タイでは今週も様々なニュースが駆け巡りました。そのなかでも注目のニュースを、ダコの姉妹紙である「newsclip」編集部が解説します。
今回のテーマは、拡大するタイでの「政治集会」について。
newsclip.be発、今週の注目ニュースは?
8月4日 「6日国会前、7日民主記念塔 バンコクで政治集会 日本大使館が注意」
8月7日 「7~15日にタイ各地で政治集会 日本大使館が注意」
※参考記事
7月25日 「25~31日にタイ各地で反政府集会 日本大使館が注意」
7月29日 「反政府派、政府支持派がタイ各地で集会 日本大使館が注意」
政治集会に関する話題が続いています。newsclip.beでは今週、8月4日付け「6日国会前、7日民主記念塔 バンコクで政治集会 日本大使館が注意」、7日付け「7~15日にタイ各地で政治集会 日本大使館が注意」という記事を掲載。先週も7月25日付け「25~31日にタイ各地で反政府集会 日本大使館が注意」、29日付け「反政府派、政府支持派がタイ各地で集会 日本大使館が注意」という記事がありました。
タイトルのとおり、在タイ日本国大使館からの注意喚起を元とした情報です。newsclip.beおよび当連載では形態に応じて「政治集会」、「反政府集会」、「抗議集会」、「反政府デモ」などと呼称を変化させていますが、今回は情報源に合わせて政治集会に統一します。
政治集会は7月に入って急拡大しています。まずは集会場所です。これまで民主記念塔といったバンコク都内の特定地区にとどまっていたのが複数拠点となり、さらには中部、北部、東北部、南部と全国規模に広がりました。
過去の政治集会や暴動はほとんどがバンコクで起きています。地方での騒ぎはいたって小規模なもので、例外は2009年に東部チョンブリ県のビーチリゾートであるパタヤ市で起きた、反政府グループによる東南アジア諸国連合(ASEAN) 首脳会議乱入事件ぐらいです。
学生たちの背後には?
一方、先の「急拡大」という表現とは矛盾しますが、それぞれの集会は数百人にとどまるなど、人数的に決して多くはありません。2009年および2010年に起きた赤シャツ暴動の規模にはとうてい及ばず、今年の一連の政治集会が過去のような大きな暴動に発展する心配は現時点ではないといって良いでしょう。

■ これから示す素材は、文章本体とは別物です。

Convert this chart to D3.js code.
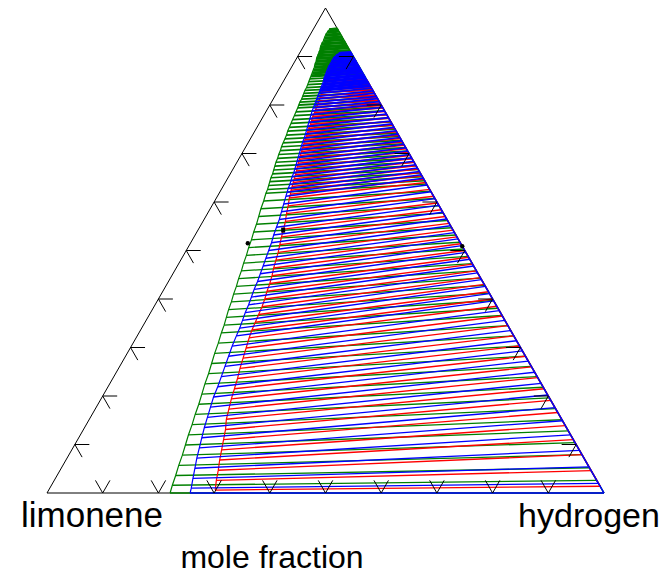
<!DOCTYPE html>
<html>
<head>
<meta charset="utf-8">
<script src="https://cdn.jsdelivr.net/npm/d3@7"></script>
<style>
  body { margin: 0; background: #fff; }
  text { font-family: "Liberation Sans", Arial, sans-serif; fill: #000; }
</style>
</head>
<body>
<svg width="664" height="582"></svg>
<script>
// ternary: H2 = hydrogen fraction (bottom right), Top = fraction of top component
var tickFractions = [0.1, 0.2, 0.3, 0.4, 0.5, 0.6, 0.7, 0.8, 0.9];
var axisLabels = ["limonene", "hydrogen", "mole fraction"];

// green tie lines: liquid end (H2, Top) -> vapour end on the right side (Top)
var greenLiqTop = [0.000,0.016,0.036,0.057,0.078,0.099,0.120,0.141,0.162,0.183,0.204,0.225,0.246,0.267,0.288,0.309,0.330,
  0.346,0.362,0.378,0.394,0.410,0.426,0.442,0.458,0.474,0.490,0.506,0.522,0.538,0.554,0.570,0.586,0.602,0.618,
  0.626,0.634,0.642,0.650,0.658,0.666,0.674,0.682,0.690,0.698,0.706,0.714,0.722,0.730,0.738,0.746,0.754,0.762,0.770,0.778,0.786,0.794,
  0.800,0.806,0.812,0.818,0.824,0.830,0.836,0.842,0.848,0.854,0.860,0.866,0.872,0.878,0.884,0.890,0.896,0.902,0.908,0.914,0.920,0.926,0.932,0.938,0.944,0.950,0.955];
var greenLiqH2 = [0.221,0.217,0.213,0.208,0.204,0.199,0.194,0.190,0.185,0.181,0.176,0.171,0.167,0.162,0.157,0.153,0.148,
  0.145,0.141,0.137,0.134,0.130,0.127,0.123,0.120,0.116,0.113,0.109,0.106,0.102,0.099,0.095,0.091,0.088,0.084,
  0.083,0.081,0.079,0.077,0.076,0.074,0.072,0.070,0.069,0.067,0.066,0.064,0.063,0.062,0.061,0.059,0.058,0.057,0.056,0.055,0.054,0.053,
  0.052,0.051,0.051,0.050,0.049,0.048,0.048,0.047,0.046,0.045,0.044,0.043,0.042,0.041,0.039,0.038,0.036,0.035,0.034,0.033,0.031,0.030,0.030,0.029,0.028,0.028,0.029];
var greenVapTop = [0.000,0.026,0.052,0.079,0.104,0.128,0.151,0.174,0.196,0.218,0.240,0.261,0.282,0.303,0.324,0.345,0.366,
  0.381,0.397,0.412,0.428,0.443,0.458,0.473,0.488,0.503,0.517,0.532,0.547,0.562,0.577,0.592,0.607,0.622,0.637,
  0.644,0.652,0.660,0.667,0.675,0.682,0.690,0.697,0.705,0.712,0.720,0.727,0.735,0.742,0.750,0.758,0.765,0.773,0.780,0.788,0.795,0.803,
  0.809,0.815,0.820,0.826,0.832,0.837,0.843,0.849,0.854,0.860,0.866,0.872,0.877,0.883,0.889,0.895,0.900,0.906,0.912,0.918,0.923,0.929,0.935,0.940,0.946,0.952,0.957];
var greenCritical = [0.030, 0.957];

var blueLiqTop = [0.000,0.010,0.030,0.051,0.072,0.093,0.114,0.135,0.156,0.177,0.198,0.219,0.240,0.261,0.282,0.303,0.324,
  0.340,0.356,0.372,0.388,0.404,0.420,0.436,0.452,0.468,0.484,0.500,0.516,0.532,0.548,0.564,0.580,0.596,0.612,
  0.620,0.628,0.636,0.644,0.652,0.660,0.668,0.676,0.684,0.692,0.700,0.708,0.716,0.724,0.732,0.740,0.748,0.756,0.764,0.772,0.780,0.788,
  0.794,0.800,0.806,0.812,0.818,0.824,0.830,0.836,0.842,0.848,0.854,0.860,0.866,0.872,0.878,0.884,0.890,0.896,0.902,0.906];
var blueLiqH2 = [0.257,0.254,0.247,0.240,0.233,0.227,0.221,0.215,0.210,0.205,0.200,0.197,0.193,0.189,0.185,0.181,0.178,
  0.176,0.173,0.170,0.168,0.165,0.162,0.160,0.157,0.154,0.151,0.148,0.145,0.141,0.138,0.135,0.131,0.127,0.123,
  0.121,0.119,0.118,0.116,0.114,0.113,0.111,0.109,0.107,0.105,0.103,0.101,0.099,0.097,0.096,0.094,0.092,0.090,0.088,0.086,0.084,0.082,
  0.081,0.080,0.079,0.078,0.077,0.076,0.075,0.074,0.073,0.072,0.070,0.069,0.068,0.067,0.066,0.066,0.066,0.066,0.068,0.071];
var blueVapTop = [0.000,0.020,0.054,0.088,0.120,0.149,0.176,0.202,0.226,0.249,0.272,0.293,0.314,0.335,0.356,0.376,0.396,
  0.411,0.426,0.440,0.454,0.468,0.482,0.496,0.510,0.524,0.537,0.551,0.565,0.579,0.593,0.607,0.621,0.635,0.649,
  0.656,0.663,0.670,0.677,0.684,0.691,0.698,0.705,0.712,0.719,0.726,0.733,0.740,0.747,0.754,0.761,0.767,0.774,0.781,0.788,0.795,0.802,
  0.807,0.813,0.818,0.824,0.829,0.835,0.840,0.846,0.851,0.857,0.862,0.868,0.873,0.878,0.884,0.889,0.894,0.900,0.905,0.908];
var blueCritical = [0.073, 0.908];

var redLiqTop = [0.006,0.026,0.047,0.068,0.089,0.110,0.131,0.152,0.173,0.194,0.215,0.236,0.257,0.278,0.299,0.320,
  0.336,0.352,0.368,0.384,0.400,0.416,0.432,0.448,0.464,0.480,0.496,0.512,0.528,0.544,0.560,0.576,0.592,0.608,
  0.616,0.624,0.632,0.640,0.648,0.656,0.664,0.672,0.680,0.688,0.696,0.704,0.712,0.720,0.728,0.736,0.744,0.752,0.760,0.768,0.776,0.784,
  0.790,0.796,0.802,0.808,0.814,0.820,0.826,0.832,0.838,0.844,0.850];
var redLiqH2 = [0.299,0.291,0.284,0.276,0.269,0.262,0.255,0.246,0.240,0.234,0.229,0.224,0.218,0.213,0.208,0.203,
  0.200,0.198,0.196,0.194,0.191,0.187,0.184,0.180,0.175,0.171,0.167,0.162,0.157,0.153,0.148,0.142,0.137,0.131,
  0.129,0.126,0.124,0.122,0.120,0.118,0.116,0.113,0.111,0.109,0.107,0.105,0.103,0.101,0.099,0.098,0.096,0.094,0.093,0.091,0.089,0.088,
  0.087,0.086,0.085,0.084,0.083,0.082,0.081,0.080,0.080,0.080,0.081];
var redVapTop = [0.014,0.046,0.079,0.110,0.139,0.166,0.191,0.215,0.238,0.260,0.282,0.303,0.324,0.345,0.365,0.385,
  0.400,0.415,0.430,0.444,0.458,0.472,0.486,0.500,0.514,0.528,0.542,0.556,0.570,0.584,0.598,0.612,0.626,0.640,
  0.647,0.654,0.661,0.668,0.675,0.682,0.689,0.696,0.703,0.710,0.717,0.724,0.731,0.738,0.745,0.752,0.759,0.766,0.773,0.780,0.787,0.794,
  0.799,0.804,0.810,0.815,0.820,0.825,0.831,0.836,0.841,0.846,0.851];
var redCritical = [0.082, 0.853];

// measured points
var dotH2 = [0.103, 0.491];
var dotTop = [0.515, 0.509];
var squareH2 = [0.153];
var squareTop = [0.542];

var svg = d3.select("svg");
var xScale = d3.scaleLinear().domain([0, 1]).range([47, 604]);
var yScale = d3.scaleLinear().domain([0, 1]).range([493, 8]);
var line = d3.line();

function pt(h2, top) {
    return [xScale(h2 + top / 2), yScale(top)];
}

// triangle frame
svg.append("path")
    .attr("d", line([pt(0, 0), pt(1, 0), pt(0, 1)]) + "Z")
    .attr("fill", "none")
    .attr("stroke", "#000")
    .attr("stroke-width", 1);

// tie lines get thicker where they crowd together near the plait point
var series = [
    {color: "#008000", liqTop: greenLiqTop, liqH2: greenLiqH2, vapTop: greenVapTop, crit: greenCritical, solidFrom: 0.855},
    {color: "#ff0000", liqTop: redLiqTop, liqH2: redLiqH2, vapTop: redVapTop, crit: redCritical, solidFrom: 1},
    {color: "#0000ff", liqTop: blueLiqTop, liqH2: blueLiqH2, vapTop: blueVapTop, crit: blueCritical, solidFrom: 0.825}
];

var widthRamp = d3.scaleLinear().domain([0.5, 0.82]).range([1.35, 1.8]).clamp(true);

function tieWidth(top, solidFrom) {
    return top > solidFrom ? 3.2 : widthRamp(top);
}

series.forEach(function (s) {
    var g = svg.append("g")
        .attr("stroke", s.color)
        .attr("fill", "none");
    var ties = s.liqTop.map(function (c, i) {
        return {liq: pt(s.liqH2[i], c), vap: pt(1 - s.vapTop[i], s.vapTop[i]), top: c};
    });
    g.selectAll("line")
        .data(ties)
        .join("line")
        .attr("x1", function (d) { return d.liq[0]; })
        .attr("y1", function (d) { return d.liq[1]; })
        .attr("x2", function (d) { return d.vap[0]; })
        .attr("y2", function (d) { return d.vap[1]; })
        .attr("stroke-width", function (d) { return tieWidth(d.top, s.solidFrom); });

    var crit = pt(s.crit[0], s.crit[1]);
    var liqCurve = ties.map(function (d) { return d.liq; }).concat([crit]);
    var vapCurve = ties.map(function (d) { return d.vap; }).concat([crit]);
    g.append("path").attr("d", line(liqCurve)).attr("stroke-width", 1.2);
    g.append("path").attr("d", line(vapCurve)).attr("stroke-width", 1.5);
});

// tick marks, arms parallel to the other two sides
var armLen = 0.026;
var tickPaths = [];
tickFractions.forEach(function (t) {
    tickPaths.push([pt(armLen, t), pt(0, t), pt(armLen, t - armLen)]);
    tickPaths.push([pt(t - armLen, armLen), pt(t, 0), pt(t, armLen)]);
    tickPaths.push([pt(1 - t - armLen, t), pt(1 - t, t), pt(1 - t, t - armLen)]);
});
svg.append("g")
    .selectAll("path")
    .data(tickPaths)
    .join("path")
    .attr("d", function (d) { return line(d); })
    .attr("fill", "none")
    .attr("stroke", "#000")
    .attr("stroke-width", 1);

// markers
svg.append("g")
    .selectAll("circle")
    .data(dotH2.map(function (h, i) { return pt(h, dotTop[i]); }))
    .join("circle")
    .attr("cx", function (d) { return d[0]; })
    .attr("cy", function (d) { return d[1]; })
    .attr("r", 2.2)
    .attr("fill", "#000");
svg.append("g")
    .selectAll("rect")
    .data(squareH2.map(function (h, i) { return pt(h, squareTop[i]); }))
    .join("rect")
    .attr("x", function (d) { return d[0] - 2; })
    .attr("y", function (d) { return d[1] - 2.5; })
    .attr("width", 4)
    .attr("height", 5)
    .attr("fill", "#000");

// labels
var labelPos = [[92, 527], [589, 527], [272, 568]];
var labelSize = [35, 34, 32];
svg.selectAll("text.label")
    .data(axisLabels)
    .join("text")
    .attr("class", "label")
    .attr("x", function (d, i) { return labelPos[i][0]; })
    .attr("y", function (d, i) { return labelPos[i][1]; })
    .attr("text-anchor", "middle")
    .attr("font-size", function (d, i) { return labelSize[i]; })
    .text(function (d) { return d; });
</script>
</body>
</html>
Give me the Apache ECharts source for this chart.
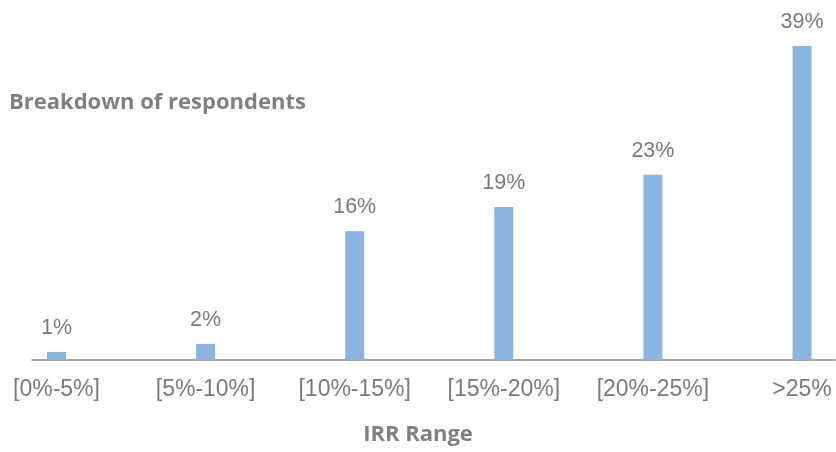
<!DOCTYPE html>
<html>
<head>
<meta charset="utf-8">
<script src="https://cdn.jsdelivr.net/npm/echarts@6/dist/echarts.min.js"></script>
<style>
  html, body { margin: 0; padding: 0; background: #ffffff; }
  #chart { width: 836px; height: 452px; }
</style>
</head>
<body>
<div id="chart"></div>
<script>
// 分类 / 数值
const categories = ['[0%-5%]', '[5%-10%]', '[10%-15%]', '[15%-20%]', '[20%-25%]', '>25%']
const shares = [1, 2, 16, 19, 23, 39]

const chartTitle = 'Breakdown of respondents'
const axisTitle = 'IRR Range'

const myChart = echarts.init(document.getElementById('chart'))

const options = {
  animation: false,
  title: [
    {
      text: chartTitle,
      left: 9,
      top: 92,
      padding: 0,
      textStyle: { color: '#808080', fontSize: 22, fontWeight: 'bold', fontFamily: 'Open Sans' }
    },
    {
      text: axisTitle,
      left: 'center',
      top: 424,
      padding: 0,
      textStyle: { color: '#808080', fontSize: 22, fontWeight: 'bold', fontFamily: 'Open Sans' }
    }
  ],
  grid: [
    { left: 56.5, right: 34, top: 38, bottom: 92 }, // 柱子
    { left: 32, right: 1, top: 38, bottom: 92 } // 只画x轴线
  ],
  xAxis: [
    {
      type: 'category',
      gridIndex: 0,
      data: categories,
      boundaryGap: false,
      axisLine: { show: false },
      axisTick: { show: false },
      axisLabel: {
        color: '#7a7a7a',
        fontSize: 23,
        fontFamily: 'Liberation Sans',
        margin: 18,
        interval: 0
      }
    },
    {
      type: 'value',
      gridIndex: 1,
      min: 0,
      max: 1,
      axisLine: { show: true, lineStyle: { color: '#888888', width: 1.5 } },
      axisTick: { show: false },
      axisLabel: { show: false },
      splitLine: { show: false }
    }
  ],
  yAxis: [
    { type: 'value', gridIndex: 0, min: 0, max: 40, show: false },
    { type: 'value', gridIndex: 1, min: 0, max: 1, show: false }
  ],
  series: [
    {
      type: 'bar',
      xAxisIndex: 0,
      yAxisIndex: 0,
      data: shares,
      barWidth: 19,
      itemStyle: { color: '#88b4df' },
      label: {
        show: true,
        position: 'top',
        distance: 13,
        formatter: '{c}%',
        color: '#7a7a7a',
        fontSize: 21.5,
        fontFamily: 'Liberation Sans'
      }
    }
  ]
}

myChart.setOption(options)
</script>
</body>
</html>
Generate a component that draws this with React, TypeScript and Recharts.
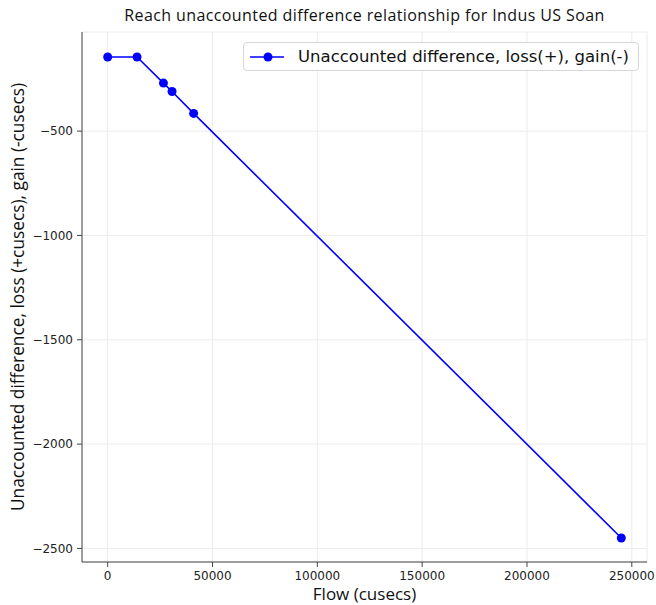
import React from 'react';
import { LineChart, Line, XAxis, YAxis, CartesianGrid, Label } from 'recharts';

const flows = [0, 14000, 26600, 30700, 41000, 245000];
const unaccounted = [-145, -145, -270, -310, -415, -2450];
const xTicks = [0, 50000, 100000, 150000, 200000, 250000];
const yTicks = [-500, -1000, -1500, -2000, -2500];

const seriesName = 'Unaccounted difference, loss(+), gain(-)';
const chartTitle = 'Reach unaccounted difference relationship for Indus US Soan';

const data = flows.map((q, i) => ({ flow: q, diff: unaccounted[i] }));

const FONT = '"Open Sans", sans-serif';
const MPL = '"DejaVu Sans", sans-serif';
const fmt = (v: number) => String(v).replace('-', '\u2212');

const App: React.FC = () => {
    return (
        <div style={{ position: 'absolute', left: 0, top: 0, width: 656, height: 605, background: '#fff' }}>
            <div style={{
                position: 'absolute', top: 4, left: 82, width: 565, textAlign: 'center',
                fontFamily: FONT, fontSize: 16, letterSpacing: 0.4, color: '#111', whiteSpace: 'nowrap',
            }}>{chartTitle}</div>
            <LineChart width={656} height={605} data={data}
                margin={{ top: 32, right: 9, bottom: 0, left: 0 }}>
                <CartesianGrid stroke="#ececec" strokeWidth={1} />
                <XAxis dataKey="flow" type="number" domain={[-12250, 257250]} ticks={xTicks}
                    allowDataOverflow height={43} tickSize={5} tickMargin={4}
                    stroke="#444" tick={{ fill: '#222', fontSize: 12, fontFamily: MPL }}
                    tickFormatter={fmt}>
                    <Label value="Flow (cusecs)" position="insideBottom" offset={5}
                        style={{ fontFamily: FONT, fontSize: 17, fill: '#111' }} />
                </XAxis>
                <XAxis xAxisId="top" orientation="top" dataKey="flow" type="number"
                    domain={[-12250, 257250]} height={0} tick={false} tickLine={false} stroke="#444" />
                <YAxis type="number" domain={[-2565, -25]} ticks={yTicks} allowDataOverflow
                    width={82} tickSize={5} tickMargin={4} stroke="#444"
                    tick={{ fill: '#222', fontSize: 12, fontFamily: MPL }} tickFormatter={fmt}>
                    <Label value="Unaccounted difference, loss (+cusecs), gain (-cusecs)" angle={-90}
                        position="insideLeft" offset={18}
                        style={{ fontFamily: FONT, fontSize: 17.3, fill: '#111', textAnchor: 'middle' }} />
                </YAxis>
                <YAxis yAxisId="right" orientation="right" type="number" domain={[-2565, -25]}
                    width={0} tick={false} tickLine={false} stroke="#444" />
                <Line dataKey="diff" name={seriesName} stroke="#0000ff" strokeWidth={1.6}
                    dot={{ r: 4.5, fill: '#0000ff', stroke: '#0000ff', strokeWidth: 0 }}
                    activeDot={false} isAnimationActive={false} />
            </LineChart>
            <div style={{
                position: 'absolute', top: 42, left: 243, width: 396, height: 29,
                border: '1px solid #d6d6d6', borderRadius: 4, background: '#fff',
                display: 'flex', alignItems: 'center', boxSizing: 'border-box',
            }}>
                <svg width={40} height={14} style={{ marginLeft: 5 }}>
                    <line x1={1} y1={7} x2={35} y2={7} stroke="#0000ff" strokeWidth={1.6} />
                    <circle cx={19} cy={7} r={4.5} fill="#0000ff" />
                </svg>
                <span style={{ fontFamily: MPL, fontSize: 16.5, color: '#111', marginLeft: 9, whiteSpace: 'nowrap' }}>
                    {seriesName}
                </span>
            </div>
        </div>
    );
};

export default App;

一部の日本語メディアがこのタイミングでさっそく、赤シャツ暴動で死亡したタイ人の記事を伝えていましたが、これはむしろ10年の節目だった今年5月に取り上げるべき内容でした。
ただ、2006年のクーデターにつながった2005年からの政治集会も、当初は都内ルムピニー公園で100人を集めるのがせいぜいの規模でした。推移を見守る必要はあります。
全てを見て回ったわけではないので断言はできませんが、今回の政治集会の同時多発は主催者の多くが学生であることが理由だと思われます。仲間の活動に影響されて自分も、と立ち上がった学生もいるでしょうし、それぞれが連携を図っているでしょう。
しかし今のところ、過去の騒ぎで資金提供を続けてきたとされるタクシン元首相のような存在は見当たらないようです。「学生=タナートン」という図式を口にするタイの人たちがいますが、組織として動いているという見方はされていません。そのような理由で、1つひとつの集会が小規模にとどまっているものと思われます。
タナートン・ジュンルンルアンキット氏は、昨年の選挙で野党第2党となった当時の新未来党の党首です。今年に入って政党法違反で10年間の参政権停止を受けて党も解党に追い込まれましたが、民主化推進を掲げるリベラル系として常に若者の支持を得ています。
タイは新型コロナウイルスの国内感染が2カ月以上ありませんが、コロナ禍を理由とした非常事態宣言は8月末まで延長されています。「(非常事態宣言を)反政府派の政治活動の抑え込みの手段として利用している」といった政府批判の続出です。そして、政治集会が民主主義の象徴としてもてはやされるよりもむしろ、「学生が騒ぎを続ければそれだけ非常事態宣言も続く」と、うんざり感が広まっているのが事実です。